Speaker
Description
The world (both natural and man-made) is a complex, unstructured, cluttered and dynamically changing environment, in which humans and animals move across varying terrain (towns/cities, industrial infrastructures, countryside, forest, mountains, etc.) easily changing their gait, behaviours and motions, while performing simple and complex tasks involving coordination of the arms, body and legs.
Robots that have the potential to assist, augment or replace humans performing inspection, upgrades, maintenance and ensuring safe operation particularly in the complex, hazardous infrastructures that are typical at CERN, form one of the holy grails of robotics.

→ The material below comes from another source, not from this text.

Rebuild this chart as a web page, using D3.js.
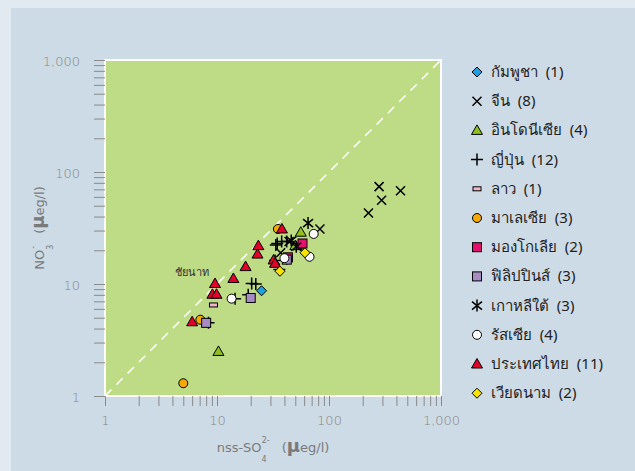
<!DOCTYPE html>
<html>
<head>
<meta charset="utf-8">
<script src="https://cdn.jsdelivr.net/npm/d3@7"></script>
<style>
  body { margin: 0; background: #e1e9f1; }
  svg { display: block; }
</style>
</head>
<body>
<svg width="635" height="471"></svg>
<script>
// values: [nss-SO4, NO3] in ueq/l
var cambodia = [[25, 8.7]];
var china = [[280, 74], [435, 68], [295, 56], [225, 43], [83, 31], [37, 19], [44, 24], [52, 22]];
var indonesia = [[10.3, 2.5], [56, 29], [55, 22.3], [50, 22]];
var japan = [[8.4, 4.5], [14.5, 7.4], [19, 8], [20.4, 10.1], [22.2, 10], [33.5, 22.3], [34.5, 23],
             [37.8, 23.9], [41.9, 23.9], [33, 16.2], [42, 16.8], [36, 13.5]];
var laos = [[9.3, 6.5]];
var malaysia = [[5, 1.3], [7.1, 4.8], [35, 31]];
var mongolia = [[58, 23], [43, 17.3]];
var philippines = [[8, 4.5], [20, 7.5], [42, 16.5]];
var korea = [[65, 35], [46, 24.4], [51, 21.5]];
var russia = [[13.5, 7.4], [40, 17], [73, 28], [67, 17.5]];
var thailand = [[6, 4.6], [9.1, 8.1], [9.9, 8.1], [9.6, 10.1], [14, 11.2], [18, 14.3], [23, 18.5],
                [23.4, 22], [32, 16.4], [33, 15.3], [38, 31]];
var vietnam = [[36.5, 13], [61, 19]];

var countryNames = ["กัมพูชา", "จีน", "อินโดนีเซีย", "ญี่ปุ่น", "ลาว", "มาเลเซีย", "มองโกเลีย",
                    "ฟิลิปปินส์", "เกาหลีใต้", "รัสเซีย", "ประเทศไทย", "เวียดนาม"];
var countryCounts = [1, 8, 4, 12, 1, 3, 2, 3, 3, 4, 11, 2];
var majorTicks = [1, 10, 100, 1000];

var series = [
    {data: cambodia, shape: "diamond", fill: "#1f9fdc"},
    {data: china, shape: "x"},
    {data: indonesia, shape: "triangle", fill: "#8fbf1f"},
    {data: japan, shape: "plus"},
    {data: laos, shape: "bar", fill: "#f3b8c8"},
    {data: malaysia, shape: "circle", fill: "#f5a800"},
    {data: mongolia, shape: "square", fill: "#e2106c"},
    {data: philippines, shape: "square", fill: "#a68cc2"},
    {data: korea, shape: "asterisk"},
    {data: russia, shape: "circle", fill: "#ffffff"},
    {data: thailand, shape: "triangle", fill: "#e0002a"},
    {data: vietnam, shape: "diamond", fill: "#f7e200"}
];

var svg = d3.select("svg");
var plot = {left: 105, top: 60, size: 336};

svg.append("rect").attr("x", 11).attr("y", 8).attr("width", 624).attr("height", 463)
    .attr("fill", "#cddbe6");

var x = d3.scaleLog().domain([1, 1000]).range([plot.left, plot.left + plot.size]);
var y = d3.scaleLog().domain([1, 1000]).range([plot.top + plot.size, plot.top]);

svg.append("rect")
    .attr("x", plot.left).attr("y", plot.top)
    .attr("width", plot.size).attr("height", plot.size)
    .attr("fill", "#bddc85").attr("stroke", "#fff").attr("stroke-width", 2);

// all ticks 1..1000 (minor ones unlabeled)
var allTicks = [];
for (var p = 1; p < 1000; p *= 10) {
    for (var k = 1; k < 10; k++) allTicks.push(p * k);
}
allTicks.push(1000);
var fmt = function(d) { return majorTicks.indexOf(d) >= 0 ? d3.format(",")(d) : ""; };

var xAxis = svg.append("g")
    .attr("transform", "translate(0," + (plot.top + plot.size) + ")")
    .call(d3.axisBottom(x).tickValues(allTicks).tickFormat(fmt).tickSize(10).tickPadding(10));
var yAxis = svg.append("g")
    .attr("transform", "translate(" + plot.left + ",0)")
    .call(d3.axisLeft(y).tickValues(allTicks).tickFormat(fmt).tickSize(11).tickPadding(14));

[xAxis, yAxis].forEach(function(a) {
    a.select(".domain").remove();
    a.selectAll("line").attr("stroke", "#8a8a8a");
    a.selectAll("text").attr("fill", "#858585").style("font-size", "13px")
        .style("font-family", "'DejaVu Sans', sans-serif").style("font-weight", "300");
});
yAxis.selectAll("text").attr("dy", "0.45em");

// 1:1 line
svg.append("line")
    .attr("x1", x(1)).attr("y1", y(1)).attr("x2", x(1000)).attr("y2", y(1000))
    .attr("stroke", "#fff").attr("stroke-width", 1.5).attr("stroke-dasharray", "9,7");

function drawShape(g, shape, fill) {
    if (shape == "diamond") {
        g.append("path").attr("d", "M0,-5L5,0L0,5L-5,0Z").attr("fill", fill).attr("stroke", "#000");
    } else if (shape == "triangle") {
        g.append("path").attr("d", "M0,-5.5L5.5,4L-5.5,4Z").attr("fill", fill).attr("stroke", "#000");
    } else if (shape == "circle") {
        g.append("circle").attr("r", 4.5).attr("fill", fill).attr("stroke", "#000");
    } else if (shape == "square") {
        g.append("rect").attr("x", -4.5).attr("y", -4.5).attr("width", 9).attr("height", 9)
            .attr("fill", fill).attr("stroke", "#000");
    } else if (shape == "bar") {
        g.append("rect").attr("x", -4).attr("y", -2).attr("width", 8).attr("height", 4)
            .attr("fill", fill).attr("stroke", "#000");
    } else if (shape == "x") {
        g.append("path").attr("d", "M-4.5,-4.5L4.5,4.5M-4.5,4.5L4.5,-4.5")
            .attr("stroke", "#000").attr("stroke-width", 1.5);
    } else if (shape == "plus") {
        g.append("path").attr("d", "M-6,0L6,0M0,-6L0,6")
            .attr("stroke", "#000").attr("stroke-width", 1.5);
    } else if (shape == "asterisk") {
        g.append("path").attr("d", "M-5,-4L5,4M-5,4L5,-4M0,-6L0,6")
            .attr("stroke", "#000").attr("stroke-width", 1.5);
    }
}

series.forEach(function(s) {
    s.data.forEach(function(d) {
        var g = svg.append("g").attr("transform", "translate(" + x(d[0]) + "," + y(d[1]) + ")");
        drawShape(g, s.shape, s.fill);
    });
});

svg.append("text").attr("x", 175).attr("y", 276)
    .style("font-family", "Tahoma, 'Noto Sans', sans-serif").style("font-size", "11px")
    .attr("fill", "#333").text("ชัยนาท");

// legend
var legend = svg.append("g");
series.forEach(function(s, i) {
    var ly = 72 + i * 29.2;
    var g = legend.append("g").attr("transform", "translate(477," + ly + ")");
    drawShape(g, s.shape, s.fill);
    legend.append("text").attr("x", 491).attr("y", ly + 5)
        .style("font-family", "Tahoma, 'Noto Sans', sans-serif").style("font-size", "15px")
        .style("white-space", "pre").attr("fill", "#222")
        .text(countryNames[i] + "  (" + countryCounts[i] + ")");
});

// axis titles
var titleFont = "'DejaVu Sans', sans-serif";
var xt = svg.append("text").attr("x", 273).attr("y", 452).attr("text-anchor", "middle")
    .style("font-family", titleFont).style("font-size", "13px").attr("fill", "#7a7a7a");
xt.append("tspan").text("nss-SO");
xt.append("tspan").attr("dy", 10).style("font-size", "8px").text("4");
xt.append("tspan").attr("dx", -5).attr("dy", -19).style("font-size", "8px").text("2-");
xt.append("tspan").attr("dy", 9).attr("dx", 12).text("(");
xt.append("tspan").style("font-size", "18px").style("font-weight", "bold").text("µ");
xt.append("tspan").text("eg/l)");

var yt = svg.append("text").attr("transform", "translate(44,228) rotate(-90)")
    .attr("text-anchor", "middle")
    .style("font-family", titleFont).style("font-size", "13px").attr("fill", "#7a7a7a");
yt.append("tspan").text("NO");
yt.append("tspan").attr("dy", 9).style("font-size", "8px").text("3");
yt.append("tspan").attr("dx", -4).attr("dy", -17).style("font-size", "8px").text("-");
yt.append("tspan").attr("dy", 8).attr("dx", 12).text("(");
yt.append("tspan").style("font-size", "18px").style("font-weight", "bold").text("µ");
yt.append("tspan").text("eg/l)");
</script>
</body>
</html>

For robots to operate in these complex facilities using tools designed for humans, requires human/animal inspired agility, compliance, dexterity, robustness, reliability and movement/locomotion (loco-manipulation). However, there remain many fundamental robotic questions in areas such as: robot design, actuation, power and energy efficiency, motion and locomotion control, gait generation, perception, sensing, etc.

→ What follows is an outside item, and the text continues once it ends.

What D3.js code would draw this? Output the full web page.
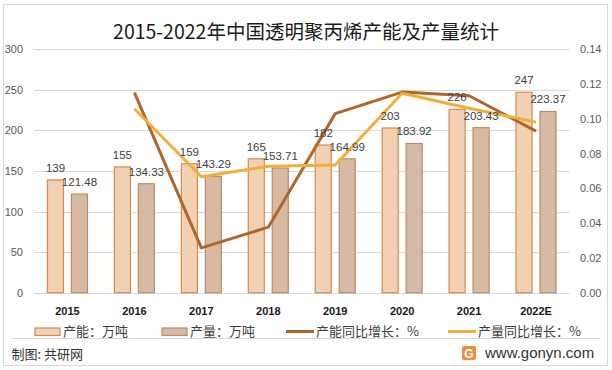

At the Italian Institute of Technology (IIT), research over many years has led to the development of a wide range of mechatronic systems designed with a focus on inspection, maintenance, repair and upgrading of hazardous sites. Robots developed at IIT include: the HyQ quadruped family, humanoids such as iCub, cCub, COMAN, WALKMAN, and COMAN+, the centaur robot PHOLUS, and continuum and small space investigation robots. This presentation will start to explore the potential of these and future generations of robots for applications around the development and operation of the FCC.